INFORMATION SUPPLIED:
__________________________________________________

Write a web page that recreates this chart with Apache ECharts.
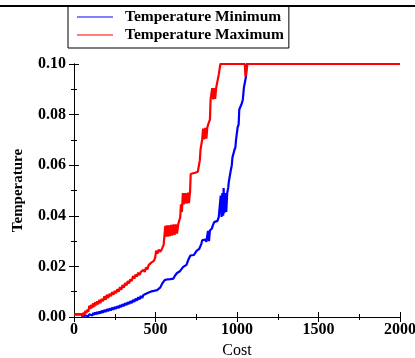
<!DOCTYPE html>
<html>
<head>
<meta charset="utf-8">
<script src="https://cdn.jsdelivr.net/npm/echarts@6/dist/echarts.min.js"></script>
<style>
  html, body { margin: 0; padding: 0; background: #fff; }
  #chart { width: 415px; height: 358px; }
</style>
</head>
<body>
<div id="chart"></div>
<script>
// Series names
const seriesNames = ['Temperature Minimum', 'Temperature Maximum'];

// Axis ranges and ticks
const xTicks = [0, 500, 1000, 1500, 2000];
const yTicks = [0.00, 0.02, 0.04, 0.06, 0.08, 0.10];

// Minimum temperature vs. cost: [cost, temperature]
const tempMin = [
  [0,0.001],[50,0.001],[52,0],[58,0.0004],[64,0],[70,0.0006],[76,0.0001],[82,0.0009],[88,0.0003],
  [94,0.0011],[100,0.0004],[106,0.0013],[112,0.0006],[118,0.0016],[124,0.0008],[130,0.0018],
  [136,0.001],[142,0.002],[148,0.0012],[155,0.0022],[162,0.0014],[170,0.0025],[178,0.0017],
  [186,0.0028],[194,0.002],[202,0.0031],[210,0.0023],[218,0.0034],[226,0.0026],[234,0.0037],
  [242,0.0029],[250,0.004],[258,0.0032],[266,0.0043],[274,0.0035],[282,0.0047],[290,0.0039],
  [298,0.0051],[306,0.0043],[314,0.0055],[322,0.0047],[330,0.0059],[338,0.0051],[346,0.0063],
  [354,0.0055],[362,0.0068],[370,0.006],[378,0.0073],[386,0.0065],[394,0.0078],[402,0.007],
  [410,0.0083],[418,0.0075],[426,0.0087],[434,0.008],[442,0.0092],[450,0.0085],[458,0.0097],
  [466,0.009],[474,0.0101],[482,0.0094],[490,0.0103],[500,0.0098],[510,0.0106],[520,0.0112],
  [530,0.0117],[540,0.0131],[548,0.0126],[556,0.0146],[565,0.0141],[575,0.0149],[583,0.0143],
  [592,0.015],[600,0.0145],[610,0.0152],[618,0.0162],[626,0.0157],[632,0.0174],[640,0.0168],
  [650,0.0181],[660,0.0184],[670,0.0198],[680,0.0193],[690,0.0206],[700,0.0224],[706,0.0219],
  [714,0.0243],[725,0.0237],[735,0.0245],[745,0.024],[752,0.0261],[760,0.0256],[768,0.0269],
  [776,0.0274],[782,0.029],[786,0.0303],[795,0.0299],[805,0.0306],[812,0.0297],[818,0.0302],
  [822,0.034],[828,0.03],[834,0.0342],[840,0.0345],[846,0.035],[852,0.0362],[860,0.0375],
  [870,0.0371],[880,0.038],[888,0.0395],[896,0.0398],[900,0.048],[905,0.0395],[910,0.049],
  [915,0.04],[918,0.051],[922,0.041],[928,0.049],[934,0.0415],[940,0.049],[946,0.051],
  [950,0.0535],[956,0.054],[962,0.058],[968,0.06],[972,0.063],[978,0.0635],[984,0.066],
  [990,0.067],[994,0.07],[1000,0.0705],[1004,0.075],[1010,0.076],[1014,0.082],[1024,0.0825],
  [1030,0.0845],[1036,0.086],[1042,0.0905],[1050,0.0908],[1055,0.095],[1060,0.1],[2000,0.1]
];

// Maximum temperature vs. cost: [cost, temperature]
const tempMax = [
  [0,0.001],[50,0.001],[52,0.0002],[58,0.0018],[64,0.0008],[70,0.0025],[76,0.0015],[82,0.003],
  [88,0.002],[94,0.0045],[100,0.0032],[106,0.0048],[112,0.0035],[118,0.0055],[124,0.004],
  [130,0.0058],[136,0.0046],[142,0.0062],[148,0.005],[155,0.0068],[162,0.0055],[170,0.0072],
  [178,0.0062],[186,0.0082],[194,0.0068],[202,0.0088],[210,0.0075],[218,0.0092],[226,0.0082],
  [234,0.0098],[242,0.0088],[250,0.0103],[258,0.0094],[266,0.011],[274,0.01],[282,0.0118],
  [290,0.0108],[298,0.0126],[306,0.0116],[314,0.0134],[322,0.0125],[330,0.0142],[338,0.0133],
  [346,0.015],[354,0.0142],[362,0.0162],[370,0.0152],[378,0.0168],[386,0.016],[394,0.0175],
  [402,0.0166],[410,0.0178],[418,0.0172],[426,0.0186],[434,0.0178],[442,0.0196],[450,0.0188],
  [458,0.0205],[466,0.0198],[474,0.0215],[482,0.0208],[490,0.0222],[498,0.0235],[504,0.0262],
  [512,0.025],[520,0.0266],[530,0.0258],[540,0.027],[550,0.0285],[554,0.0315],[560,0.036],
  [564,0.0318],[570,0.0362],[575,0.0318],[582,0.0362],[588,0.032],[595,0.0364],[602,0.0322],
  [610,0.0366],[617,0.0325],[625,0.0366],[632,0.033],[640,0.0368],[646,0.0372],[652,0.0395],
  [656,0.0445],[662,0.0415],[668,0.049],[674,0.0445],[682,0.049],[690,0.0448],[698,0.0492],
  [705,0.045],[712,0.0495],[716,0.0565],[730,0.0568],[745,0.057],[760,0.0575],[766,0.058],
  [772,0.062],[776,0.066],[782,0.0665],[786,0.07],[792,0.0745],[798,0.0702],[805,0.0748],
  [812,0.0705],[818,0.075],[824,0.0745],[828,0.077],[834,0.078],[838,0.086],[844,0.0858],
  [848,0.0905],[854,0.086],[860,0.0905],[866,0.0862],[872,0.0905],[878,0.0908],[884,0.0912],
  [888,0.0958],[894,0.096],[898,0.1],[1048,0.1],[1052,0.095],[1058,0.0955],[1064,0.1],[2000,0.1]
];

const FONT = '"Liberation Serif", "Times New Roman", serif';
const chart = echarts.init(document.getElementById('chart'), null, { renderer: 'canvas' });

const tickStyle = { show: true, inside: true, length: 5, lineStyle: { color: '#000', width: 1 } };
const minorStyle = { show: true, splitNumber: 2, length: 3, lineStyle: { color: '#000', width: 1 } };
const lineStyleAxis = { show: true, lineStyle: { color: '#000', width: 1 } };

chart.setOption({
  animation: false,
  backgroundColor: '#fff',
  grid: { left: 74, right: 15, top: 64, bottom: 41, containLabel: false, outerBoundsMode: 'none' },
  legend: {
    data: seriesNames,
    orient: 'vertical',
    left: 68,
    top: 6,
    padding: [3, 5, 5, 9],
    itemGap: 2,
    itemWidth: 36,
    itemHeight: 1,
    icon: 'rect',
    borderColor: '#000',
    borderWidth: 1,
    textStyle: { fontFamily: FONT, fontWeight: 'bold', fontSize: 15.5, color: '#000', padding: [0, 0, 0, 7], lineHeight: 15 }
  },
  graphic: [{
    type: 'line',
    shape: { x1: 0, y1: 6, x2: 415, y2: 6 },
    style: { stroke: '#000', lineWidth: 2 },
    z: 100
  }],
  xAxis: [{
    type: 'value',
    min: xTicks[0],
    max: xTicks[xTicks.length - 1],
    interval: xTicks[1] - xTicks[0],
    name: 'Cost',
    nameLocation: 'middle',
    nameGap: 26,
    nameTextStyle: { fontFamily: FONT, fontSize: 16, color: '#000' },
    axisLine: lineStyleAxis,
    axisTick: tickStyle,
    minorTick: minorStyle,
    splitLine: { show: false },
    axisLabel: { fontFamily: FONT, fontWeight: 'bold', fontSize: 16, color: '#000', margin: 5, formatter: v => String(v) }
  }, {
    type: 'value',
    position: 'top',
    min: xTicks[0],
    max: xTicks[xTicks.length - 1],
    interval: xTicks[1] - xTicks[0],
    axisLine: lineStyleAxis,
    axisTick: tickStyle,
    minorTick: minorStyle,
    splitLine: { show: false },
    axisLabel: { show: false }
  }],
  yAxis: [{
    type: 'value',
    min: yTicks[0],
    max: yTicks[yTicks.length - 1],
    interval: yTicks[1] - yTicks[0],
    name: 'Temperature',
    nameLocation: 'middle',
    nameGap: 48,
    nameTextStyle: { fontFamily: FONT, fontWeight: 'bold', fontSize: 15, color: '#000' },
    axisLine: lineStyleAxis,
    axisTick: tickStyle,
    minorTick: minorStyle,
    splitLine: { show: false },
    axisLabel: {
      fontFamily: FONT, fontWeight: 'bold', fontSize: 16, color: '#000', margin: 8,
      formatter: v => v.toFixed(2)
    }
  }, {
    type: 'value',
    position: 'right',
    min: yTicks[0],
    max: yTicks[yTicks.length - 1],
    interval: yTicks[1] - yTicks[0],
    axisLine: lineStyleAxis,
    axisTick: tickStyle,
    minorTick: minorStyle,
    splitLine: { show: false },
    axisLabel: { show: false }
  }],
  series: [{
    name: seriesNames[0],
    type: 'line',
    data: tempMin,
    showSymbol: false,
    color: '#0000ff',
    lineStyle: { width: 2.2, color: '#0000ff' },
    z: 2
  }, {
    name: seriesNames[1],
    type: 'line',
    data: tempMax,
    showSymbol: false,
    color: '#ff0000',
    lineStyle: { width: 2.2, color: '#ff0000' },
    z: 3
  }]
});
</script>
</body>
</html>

__________________________________________________

AIM OF THE TASK: Leave out the pictures and restate, word for word, the lines from the top of the data through the line containing "const yTicks = [0.00, 0.02, 0.04, 0.06, 0.08, 0.10];", both included.

OUTPUT BELOW:
Write a web page that recreates this chart with Apache ECharts.
<!DOCTYPE html>
<html>
<head>
<meta charset="utf-8">
<script src="https://cdn.jsdelivr.net/npm/echarts@6/dist/echarts.min.js"></script>
<style>
  html, body { margin: 0; padding: 0; background: #fff; }
  #chart { width: 415px; height: 358px; }
</style>
</head>
<body>
<div id="chart"></div>
<script>
// Series names
const seriesNames = ['Temperature Minimum', 'Temperature Maximum'];

// Axis ranges and ticks
const xTicks = [0, 500, 1000, 1500, 2000];
const yTicks = [0.00, 0.02, 0.04, 0.06, 0.08, 0.10];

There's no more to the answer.